The Society of Jesus had been founded by Saint Ignatius of Loyola during the turbulent times following the Protestant Revolution. By the dawning of the seventeenth century the Jesuits had won renown as zealous missionaries and ardent defenders of the Catholic Faith.
The Order was still at the peak of its power, prestige, and holiness when a new mission field began to unfold. Catholic France was beginning to colonize North America, and the vast untamed regions of the New World were inhabited by pagan natives who had never before been evangelized.
Precious to God are His missionaries, those heroic souls who, in imitation of the Twelve Apostles, "go forth and teach all nations" the way of salvation. Yet, in this present age of heretical religious tolerance and indifferentism, it is unfortunate, but not surprising, to find the ancient apostolic spirit gone. What need is there for missionaries if, as many today erroneously contend, the only requirement for salvation is personal sincerity in whatever one believes? Indeed, the driving force behind all genuine apostolic labor is Our Lord's command to "teach" every human creature the truths necessary for their salvation. Our Lord added to this commission, "He that believeth and is baptized, shall be saved: but he that believeth not shall be condemned."

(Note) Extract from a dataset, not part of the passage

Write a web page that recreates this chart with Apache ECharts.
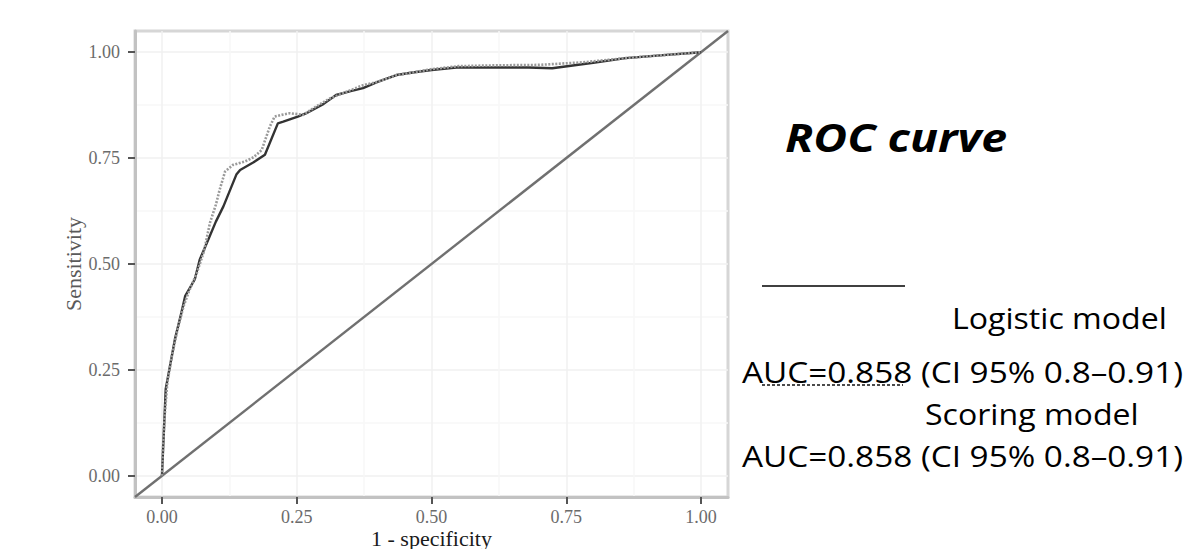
<!DOCTYPE html>
<html><head><meta charset="utf-8">
<script src="https://cdn.jsdelivr.net/npm/echarts@6/dist/echarts.min.js"></script>
<style>html,body{margin:0;padding:0;background:#fff}#c{width:1189px;height:549px}</style>
</head><body><div id="c"></div>
<script>
// ---- data ----
const tickValues = [0, 0.25, 0.5, 0.75, 1];
const minorTickValues = [0.125, 0.375, 0.625, 0.875];
const logisticFpr = [0, 0.002, 0.004, 0.007, 0.015, 0.024, 0.036, 0.043, 0.061, 0.07, 0.086, 0.1, 0.114, 0.138, 0.145, 0.17, 0.191, 0.215, 0.225, 0.252, 0.268, 0.3, 0.323, 0.35, 0.373, 0.4, 0.435, 0.465, 0.5, 0.546, 0.6, 0.68, 0.724, 0.8, 0.86, 0.93, 1.0];
const logisticTpr = [0, 0.06, 0.118, 0.205, 0.26, 0.322, 0.385, 0.424, 0.464, 0.51, 0.558, 0.6, 0.636, 0.711, 0.722, 0.74, 0.758, 0.832, 0.836, 0.848, 0.856, 0.878, 0.899, 0.908, 0.915, 0.93, 0.946, 0.952, 0.958, 0.964, 0.964, 0.964, 0.962, 0.975, 0.986, 0.993, 1.0];
const scoringFpr = [0, 0.002, 0.005, 0.01, 0.018, 0.028, 0.04, 0.05, 0.065, 0.078, 0.089, 0.1, 0.107, 0.117, 0.132, 0.154, 0.17, 0.185, 0.2, 0.209, 0.222, 0.237, 0.262, 0.28, 0.31, 0.345, 0.373, 0.4, 0.435, 0.47, 0.5, 0.55, 0.62, 0.7, 0.78, 0.86, 0.93, 1.0];
const scoringTpr = [0, 0.07, 0.14, 0.22, 0.28, 0.34, 0.4, 0.435, 0.48, 0.53, 0.597, 0.64, 0.675, 0.718, 0.734, 0.742, 0.752, 0.769, 0.824, 0.848, 0.852, 0.856, 0.852, 0.867, 0.89, 0.908, 0.922, 0.93, 0.946, 0.953, 0.96, 0.967, 0.969, 0.97, 0.976, 0.986, 0.993, 1.0];
const chanceX = [-0.05, 1.05];
const chanceY = [-0.05, 1.05];
const xTitle = '1 - specificity';
const yTitle = 'Sensitivity';
const plotTitle = 'ROC curve';
const legendNames = ['Logistic model', 'Scoring model'];
const aucTexts = ['AUC=0.858 (CI 95% 0.8\u20130.91)', 'AUC=0.858 (CI 95% 0.8\u20130.91)'];

const zip = (a, b) => a.map((v, i) => [v, b[i]]);
const serif = 'Liberation Serif';
const sans = 'Open Sans';

function txt(str, x, y, size, sx, extra) {
  return {
    type: 'text', x: x, y: y, scaleX: sx, silent: true,
    style: Object.assign({
      text: str, fontFamily: sans, fontSize: size, fill: '#000',
      align: 'left', textAlign: 'left', verticalAlign: 'middle', textVerticalAlign: 'middle'
    }, extra || {})
  };
}

const chart = echarts.init(document.getElementById('c'), null, {renderer: 'svg'});
const baseAxis = {type: 'value', min: -0.05, max: 1.05};
chart.setOption({
  animation: false,
  backgroundColor: '#fff',
  grid: {left: 135, right: 461, top: 31, bottom: 52, containLabel: false, outerBoundsMode: 'none',
         show: true, borderColor: '#d6d6d6', borderWidth: 3, backgroundColor: 'transparent'},
  xAxis: [
    Object.assign({}, baseAxis, {
      position: 'bottom',
      axisLine: {show: true, onZero: false, lineStyle: {color: '#c2c2c2', width: 3}},
      axisTick: {show: true, length: 7, customValues: tickValues, lineStyle: {color: '#555', width: 2}},
      axisLabel: {show: true, customValues: tickValues, formatter: v => Number(v).toFixed(2),
        fontFamily: serif, fontSize: 18, color: '#6b6b6b', margin: 11},
      splitLine: {show: true, lineStyle: {color: '#f0f0f0', width: 1.5}},
      name: xTitle, nameLocation: 'middle', nameGap: 30, nameMoveOverlap: false,
      nameTextStyle: {fontFamily: serif, fontSize: 22, color: '#1a1a1a'}
    }),
    Object.assign({}, baseAxis, {
      position: 'top',
      axisLine: {show: false}, axisLabel: {show: false},
      axisTick: {show: false, customValues: minorTickValues},
      splitLine: {show: true, lineStyle: {color: '#f7f7f7', width: 1.5}}
    })
  ],
  yAxis: [
    Object.assign({}, baseAxis, {
      position: 'left',
      axisLine: {show: true, onZero: false, lineStyle: {color: '#c2c2c2', width: 3}},
      axisTick: {show: true, length: 7, customValues: tickValues, lineStyle: {color: '#555', width: 2}},
      axisLabel: {show: true, customValues: tickValues, formatter: v => Number(v).toFixed(2),
        fontFamily: serif, fontSize: 18, color: '#6b6b6b', margin: 15},
      splitLine: {show: true, lineStyle: {color: '#f0f0f0', width: 1.5}},
      name: yTitle, nameLocation: 'middle', nameGap: 51,
      nameTextStyle: {fontFamily: serif, fontSize: 22, color: '#5a5a5a'}
    }),
    Object.assign({}, baseAxis, {
      position: 'right',
      axisLine: {show: false}, axisLabel: {show: false},
      axisTick: {show: false, customValues: minorTickValues},
      splitLine: {show: true, lineStyle: {color: '#f7f7f7', width: 1.5}}
    })
  ],
  series: [
    {type: 'line', name: 'chance', data: zip(chanceX, chanceY), showSymbol: false, silent: true,
     lineStyle: {color: '#707070', width: 2.4}, z: 2},
    {type: 'line', name: legendNames[0], data: zip(logisticFpr, logisticTpr), showSymbol: false,
     lineStyle: {color: '#333', width: 2.4}, z: 3},
    {type: 'line', name: legendNames[1], data: zip(scoringFpr, scoringTpr), showSymbol: false,
     lineStyle: {color: '#9a9a9a', width: 2.6, type: [2, 1.5]}, z: 4}
  ],
  graphic: [
    txt(plotTitle, 785, 137, 39, 1.19, {fontWeight: 'bold', fontStyle: 'italic'}),
    {type: 'line', silent: true, shape: {x1: 762, y1: 286, x2: 905, y2: 286}, style: {stroke: '#000', lineWidth: 1.5}},
    txt(legendNames[0], 952, 317, 30, 1.07),
    txt(aucTexts[0], 742, 371, 30, 1.11),
    {type: 'line', silent: true, shape: {x1: 762, y1: 385, x2: 903, y2: 385}, style: {stroke: '#111', lineWidth: 1.5, lineDash: [3, 2]}},
    txt(legendNames[1], 925, 413, 30, 1.07),
    txt(aucTexts[1], 742, 455, 30, 1.11)
  ]
});
</script>
</body></html>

Members of the Society of Jesus who dedicated themselves to the conversion of the American Indians took Christ's words literally. They journeyed from comfortable Renaissance France to the frontiers of North America that they might preach and baptize. After pouring the saving waters of Baptism on a dying Indian child, Saint Jean de Brébeuf, the great pioneer of this mission, exclaimed with joy, "For this one single occasion I would travel all the way from France; I would cross the great ocean to win one little soul for Our Lord!" And so pleased was God with the genuine zeal and the extraordinary sacrifices of these generous apostles that He bestowed upon Father Brébeuf and seven of his fellow missionaries the glorious crown of martyrdom.